In one example, the viscosity of the liquid detergent and pretreatment product was measured as 450 cps at 6 rpm using a Brookfield viscometer with a #2 spindle at 22° C. After dilution with soft water at 3:1, the viscosity was measured as about 950 cps at the same Brookfield settings. At 4:1 dilution, viscosity rose to about 5,400 cps using spindle #3 at 6 rpm and at 5:1 dilution viscosity was about 7,000 cps using spindle #3 at 6 rpm on the Brookfield LVT viscometer. Dilution at a 9:1 ratio will provide a viscosity of about 50,000 cps.
One preferred embodiment of the present invention consists essentially of from about 35% to about 40%, preferably about 37.5% nonionic surfactant of a C12-C15 linear primary alcohol ethoxylated with from 7 to about 12 ethylene oxide groups per molecule of alcohol, from about 10% to about 15%, preferably about 12.5% nonionic surfactant C12-C15 linear primary alcohol ethoxylated with from about 3 to 6 ethylene oxide groups per molecule of alcohol, from about 5% to about 15%, preferably about 10% oleic acid, from about 5% to about 15%, preferably about 10% of a solution of the sodium salt of alpha-sulfo-methyl cocoate, from about 1% to about 3%, preferably about 2% ethanolamine, from about 10% to about 15%, preferably about 12.5% hexylene glycol, and from about 0.1% to about 1.5%, preferably about 0.75% enzyme, with the balance being water. Such a composition will preferably be a watery liquid and dilution with more water, in a ratio of 9:1 (composition:water) up to 1:1 (composition:water) will form a viscous gel.
Another aspect of the invention provides a method of pretreating stained garments, in which the improved composition of the invention is applied to a stained or soiled garment. A stained garment is provided, and a portion of the liquid laundry detergent and pretreatment composition is also provided. The pretreatment composition is diluted in a ratio of from about 1 part of water to about 9 parts of composition, to about 9 parts of water to about 9 parts of composition. When the composition is diluted, a gel forms. The gel is then applied to the soiled garment, and particularly to the area of the soil or stain.

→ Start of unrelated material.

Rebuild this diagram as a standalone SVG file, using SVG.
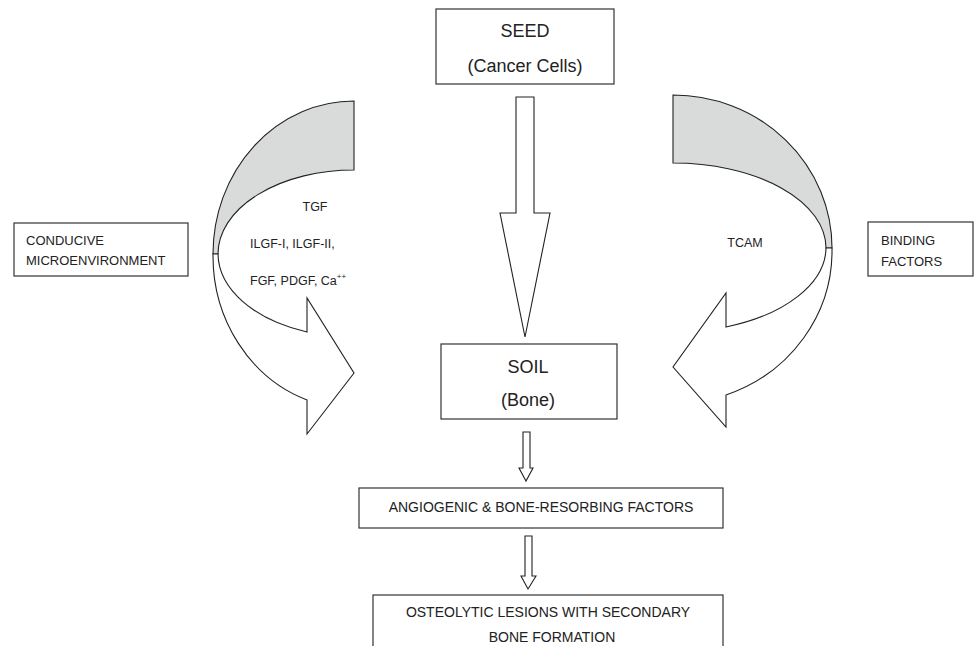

In a preferred embodiment of the method, the pretreatment composition is allowed to wait for ten minutes before further laundering. Tests have shown a benefit after ten minutes, but it is not necessary to wait ten minutes for some benefit to accrue, since the composition will begin working immediately to solubilize and loosen soil and dirt. Tests have also shown that, although there is an increased benefit in soil and stain removal for up to 24 hours after application to a stained garment, it appears that most of the benefit is achieved within thirty minutes after application.
Of course, it should be understood that a wide range of changes and modifications can be made to the embodiments described above. It is therefore intended that the foregoing description illustrates rather than limits this invention, and that it is the following claims, including all equivalents, which define this invention.